The intensity I in (8.6) is bounded by one. If the sum exceeds one, then the intensity is simply cut off at one.

The application of (8.6) for the three colours red, green and blue does not require much additional computational costs since the coefficients Iself_emission, Iambient_light, Ij, ka, kd and ksr might be different for each colour, but are given and do not have to be computed by an algorithm. The other coefficients need more complex calculations. They are the same for every colour, but depend on the chosen point on the surface and the properties of the light source.

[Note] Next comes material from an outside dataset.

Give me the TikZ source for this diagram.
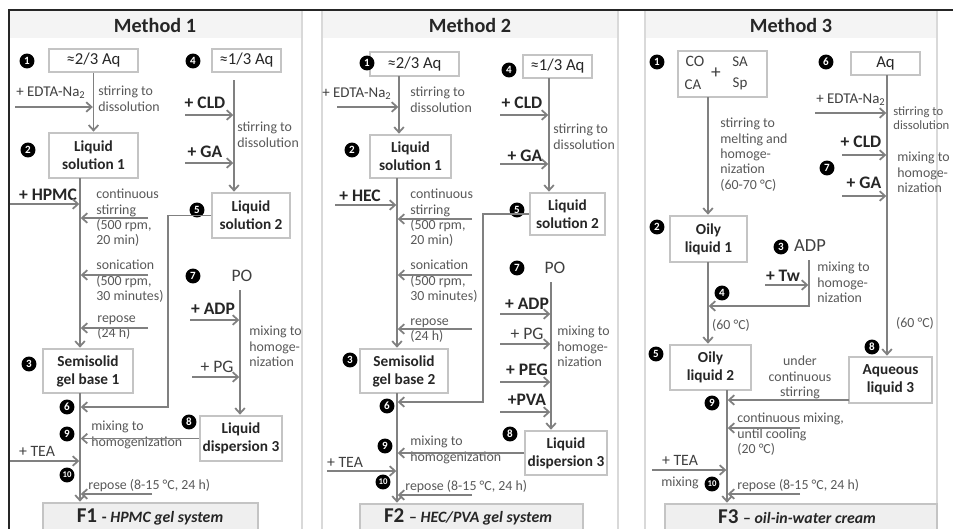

Deferred Shading [8] is a recent technique to speed up the calculations when there are multiple light sources in the scene. It is based on the z-buffer algorithm. The original z-buffer might carry out all these complex computations for the projection of a surface only to find out at a later stage that all efforts were superfluous since the surface is not visible and another surface overwrites the projection. In the worst case, unnecessary computations for illumination are carried out again and again until finally the surface or object closest to the viewer is rendered. Deferred Shading first applies the z-buffer algorithm only to fill the depthbuffer with the corresponding z-values of the visible objects and ignores the frame buffer. In the second pass of the algorithm the frame buffer is also filled. But since the z-values are already entered, only those objects need to be projected to the frame buffer that are really visible.